Colombia is offering the right kind of tailored counter-drug assistance to Afghanistan, under an initiative pushed forward by Rep. Henry J. Hyde, chairman of the House International Relations Committee. The news is encouraging: Colombia will be helping Afghanistan bolster its counter-drug aptitude and Washington is becoming savvier about how to address the Afghan drug scourge.

As Rowan Scarborough reported last week in this newspaper, Colombian authorities will be coaching their Afghan counterparts on counter-drug tactics, not fundamental strategy. That is critical, because any attempt to apply the Colombian counter-drug model, which relies heavily on aerial spraying, to Afghanistan could have disastrous effects. Under the new alliance, which was initiated by a letter that Mr. Hyde sent to the Gen. Jorge Castro, director-general of the Colombian national police, Colombians will be teaching Afghans how to lay siege to drug labs, and pursue and capture high-value targets. The Colombians will also share some intelligence strategies.

The parameters of the alliance are appropriate. Afghan authorities should be targeting the kingpins involved in refining poppies into heroin and trafficking the drug, rather than the Afghan farmers growing poppies.

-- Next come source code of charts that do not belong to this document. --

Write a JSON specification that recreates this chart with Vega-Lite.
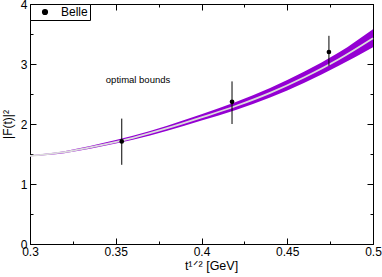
{
  "$schema": "https://vega.github.io/schema/vega-lite/v6.json",
  "width": 343,
  "height": 240,
  "autosize": {"type": "none"},
  "padding": {"left": 30, "top": 4, "right": 9, "bottom": 33},
  "config": {
    "font": "Liberation Sans",
    "view": {"stroke": "black", "strokeWidth": 1},
    "axis": {
      "grid": false,
      "domainColor": "black",
      "tickColor": "black",
      "labelColor": "black",
      "titleColor": "black",
      "labelFontSize": 12,
      "titleFontSize": 12,
      "titleFontWeight": "normal",
      "labelFont": "Liberation Sans",
      "titleFont": "Liberation Sans"
    },
    "legend": {
      "orient": "top-left",
      "offset": 0,
      "strokeColor": "black",
      "fillColor": "white",
      "padding": 2,
      "cornerRadius": 0,
      "labelFontSize": 12,
      "labelFont": "Liberation Sans",
      "labelColor": "black",
      "symbolSize": 22,
      "symbolOffset": 7,
      "labelOffset": 10,
      "symbolType": "circle",
      "symbolFillColor": "black",
      "symbolStrokeColor": "black"
    }
  },
  "datasets": {
    "band": [
      {"x": 0.30, "lower": 1.462, "center": 1.47, "upper": 1.478},
      {"x": 0.32, "lower": 1.514, "center": 1.53, "upper": 1.546},
      {"x": 0.34, "lower": 1.615, "center": 1.64, "upper": 1.665},
      {"x": 0.36, "lower": 1.736, "center": 1.77, "upper": 1.804},
      {"x": 0.38, "lower": 1.888, "center": 1.93, "upper": 1.972},
      {"x": 0.40, "lower": 2.058, "center": 2.11, "upper": 2.162},
      {"x": 0.42, "lower": 2.235, "center": 2.30, "upper": 2.365},
      {"x": 0.44, "lower": 2.442, "center": 2.52, "upper": 2.598},
      {"x": 0.46, "lower": 2.687, "center": 2.78, "upper": 2.873},
      {"x": 0.48, "lower": 2.97, "center": 3.08, "upper": 3.19},
      {"x": 0.50, "lower": 3.28, "center": 3.43, "upper": 3.58}
    ],
    "belle": [
      {"series": "Belle", "x": 0.3535, "y": 1.71, "lo": 1.32, "hi": 2.09},
      {"series": "Belle", "x": 0.4178, "y": 2.37, "lo": 2.0, "hi": 2.71},
      {"series": "Belle", "x": 0.4743, "y": 3.2, "lo": 2.97, "hi": 3.47}
    ],
    "note": [
      {"label": "optimal bounds", "x": 0.363, "y": 2.74}
    ]
  },
  "layer": [
    {
      "data": {"name": "band"},
      "mark": {"type": "area", "color": "#9400D3", "interpolate": "monotone"},
      "encoding": {
        "x": {
          "field": "x", "type": "quantitative",
          "scale": {"domain": [0.3, 0.5], "nice": false, "zero": false},
          "axis": {
            "orient": "bottom",
            "values": [0.3, 0.325, 0.35, 0.375, 0.4, 0.425, 0.45, 0.475, 0.5],
            "format": "~g",
            "labelExpr": "round(datum.value*1000)%50==0 ? datum.label : ''",
            "tickSize": {"condition": {"test": "round(datum.value*1000)%50!=0", "value": -3}, "value": -6},
            "labelPadding": 8,
            "labelFlush": false,
            "title": "t¹ᐟ² [GeV]",
            "titleFontSize": 12.5,
            "titlePadding": 2,
            "titleX": 181
          }
        },
        "y": {
          "field": "lower", "type": "quantitative",
          "scale": {"domain": [0, 4], "nice": false},
          "axis": {
            "orient": "left",
            "values": [0, 0.5, 1, 1.5, 2, 2.5, 3, 3.5, 4],
            "format": "~g",
            "labelExpr": "datum.value%1==0 ? datum.label : ''",
            "tickSize": {"condition": {"test": "datum.value%1!=0", "value": -3}, "value": -6},
            "labelPadding": 9,
            "labelFlush": false,
            "title": "|F(t)|²",
            "titlePadding": 6
          }
        },
        "y2": {"field": "upper"}
      }
    },
    {
      "data": {"name": "band"},
      "mark": {"type": "line", "color": "#dcdcdc", "strokeWidth": 1.8, "interpolate": "monotone"},
      "encoding": {
        "x": {"field": "x", "type": "quantitative", "scale": {"domain": [0.3, 0.5], "nice": false, "zero": false}, "axis": null},
        "y": {"field": "center", "type": "quantitative", "scale": {"domain": [0, 4], "nice": false}, "axis": null}
      }
    },
    {
      "data": {"name": "belle"},
      "mark": {"type": "rule", "color": "black", "strokeWidth": 1},
      "encoding": {
        "x": {"field": "x", "type": "quantitative", "axis": null},
        "y": {"field": "lo", "type": "quantitative", "axis": null},
        "y2": {"field": "hi"}
      }
    },
    {
      "data": {"name": "belle"},
      "mark": {"type": "point", "filled": true, "size": 22, "opacity": 1},
      "encoding": {
        "x": {"field": "x", "type": "quantitative", "axis": null},
        "y": {"field": "y", "type": "quantitative", "axis": null},
        "fill": {"field": "series", "type": "nominal", "scale": {"range": ["black"]}, "legend": {"title": null}},
        "color": {"value": "black"}
      }
    },
    {
      "data": {"name": "note"},
      "mark": {"type": "text", "fontSize": 9.5, "font": "Liberation Sans", "color": "black"},
      "encoding": {
        "x": {
          "field": "x", "type": "quantitative",
          "axis": {
            "orient": "top",
            "values": [0.3, 0.325, 0.35, 0.375, 0.4, 0.425, 0.45, 0.475, 0.5],
            "labels": false,
            "title": null,
            "tickSize": {"condition": {"test": "round(datum.value*1000)%50!=0", "value": -3}, "value": -6}
          }
        },
        "y": {
          "field": "y", "type": "quantitative",
          "axis": {
            "orient": "right",
            "values": [0, 0.5, 1, 1.5, 2, 2.5, 3, 3.5, 4],
            "labels": false,
            "title": null,
            "tickSize": {"condition": {"test": "datum.value%1!=0", "value": -3}, "value": -6}
          }
        },
        "text": {"field": "label"}
      }
    }
  ],
  "resolve": {"axis": {"x": "independent", "y": "independent"}}
}
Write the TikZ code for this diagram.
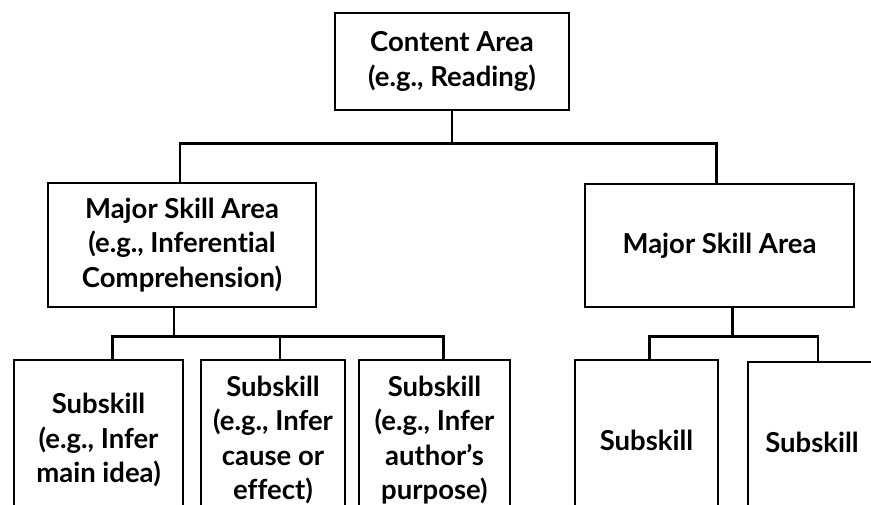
\documentclass[tikz,border=0pt]{standalone}
\usepackage{fontspec}
\setmainfont{Lato}[RawFeature={-liga}]
\usetikzlibrary{positioning,calc}
\tikzset{
  box/.style={draw=black, line width=2.8pt, fill=white, align=center, inner sep=0pt,
    font=\fontsize{27.5}{34.5}\selectfont\bfseries},
  conn/.style={draw=black, line width=2.8pt}
}
\begin{document}
\begin{tikzpicture}[x=1pt,y=-1pt]
\useasboundingbox (0,0) rectangle (871,504);
\clip (0,0) rectangle (871,504);
\fill[white] (0,0) rectangle (871,504);
\node[box, minimum width=234pt, minimum height=97pt] (content) at (452,61.5) {Content Area\\(e.g., Reading)};
\node[box, minimum width=268pt, minimum height=124pt] (lmaj) at (182,245) {Major Skill Area\\(e.g., Inferential\\Comprehension)};
\node[box, minimum width=269pt, minimum height=123pt] (rmaj) at (719.5,245.5) {Major Skill Area};
\node[box, minimum width=169pt, minimum height=160pt] (s1) at (98.5,440) {Subskill\\(e.g., Infer\\main idea)};
\node[box, minimum width=144pt, minimum height=160pt] (s2) at (273,440) {Subskill\\(e.g., Infer\\cause or\\effect)};
\node[box, minimum width=151pt, minimum height=160pt] (s3) at (434.5,440) {Subskill\\(e.g., Infer\\author's\\purpose)};
\node[box, minimum width=143pt, minimum height=160pt] (s4) at (646.5,440) {Subskill};
\node[box, minimum width=128pt, minimum height=160pt] (s5) at (812,442) {Subskill};
% connectors
\coordinate (j0) at ($(content.south)+(0,32)$);
\draw[conn] (content.south) -- (j0);
\draw[conn] ([xshift=-2pt]lmaj.north) |- (j0) -| ([xshift=-3pt]rmaj.north);
\coordinate (j1) at ($([xshift=-8pt]lmaj.south)+(0,28)$);
\draw[conn] ([xshift=-8pt]lmaj.south) -- (j1);
\draw[conn] ([xshift=14pt]s1.north) |- ([xshift=9pt]s3.north |- j1) -- ([xshift=9pt]s3.north);
\draw[conn] ([xshift=7pt]s2.north) -- ([xshift=7pt]s2.north |- j1);
\coordinate (j2) at ($([xshift=13pt]rmaj.south)+(0,28)$);
\draw[conn] ([xshift=13pt]rmaj.south) -- (j2);
\draw[conn] ([xshift=3pt]s4.north) |- ([xshift=6pt]s5.north |- j2) -- ([xshift=6pt]s5.north);
\end{tikzpicture}
\end{document}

Afghanistan has not yet established a national economy that offers its citizens broad opportunities for legitimately earning a living. Nearly half of the country’s $4.5 billion economy comes from opium cultivation and trafficking. Unless the United States and other donor countries can raise the substantial funds that would allow farmers to subsist on legitimate crops, efforts to eradicate poppy fields are likely to fail and needlessly alienate the population.

Washington, though, has been ambivalent about what counter-drug advice to give to Kabul. The Bush administration’s $780 million Plan Afghanistan, for example, appears to focus excessively on crop eradication, while uniformed military officials on the ground in Afghanistan have long been warning about the potential consequences of an aggressive eradication policy.

The Afghan heroin trade poses serious problems for the government in Kabul, and officials are wise to try to rein it in. The drug trade enriches some Tajik and other tribal chiefs not involved in attacks on coalition soldiers, but remnant of the Taliban and al Qaeda also benefit. Also, the tribal leaders enriched by drug trafficking can afford to be more resistant to Kabul’s authority.



The government in Kabul has had some success in combating the drug trade. This year, the land used for opium cultivation was reduced by 21 percent, according to the United Nation’s anti-drug chief Antonio Maria Costa, due to the government’s success at promoting the growing of alternative crops and a significant decline in market prices in Afghanistan for poppies.

Washington should resist pushing Kabul into overplaying its hand, though. Neither Kabul nor coalition troops can afford to alienate the ordinary Afghan people, upon whom stability and counter-terror efforts depend.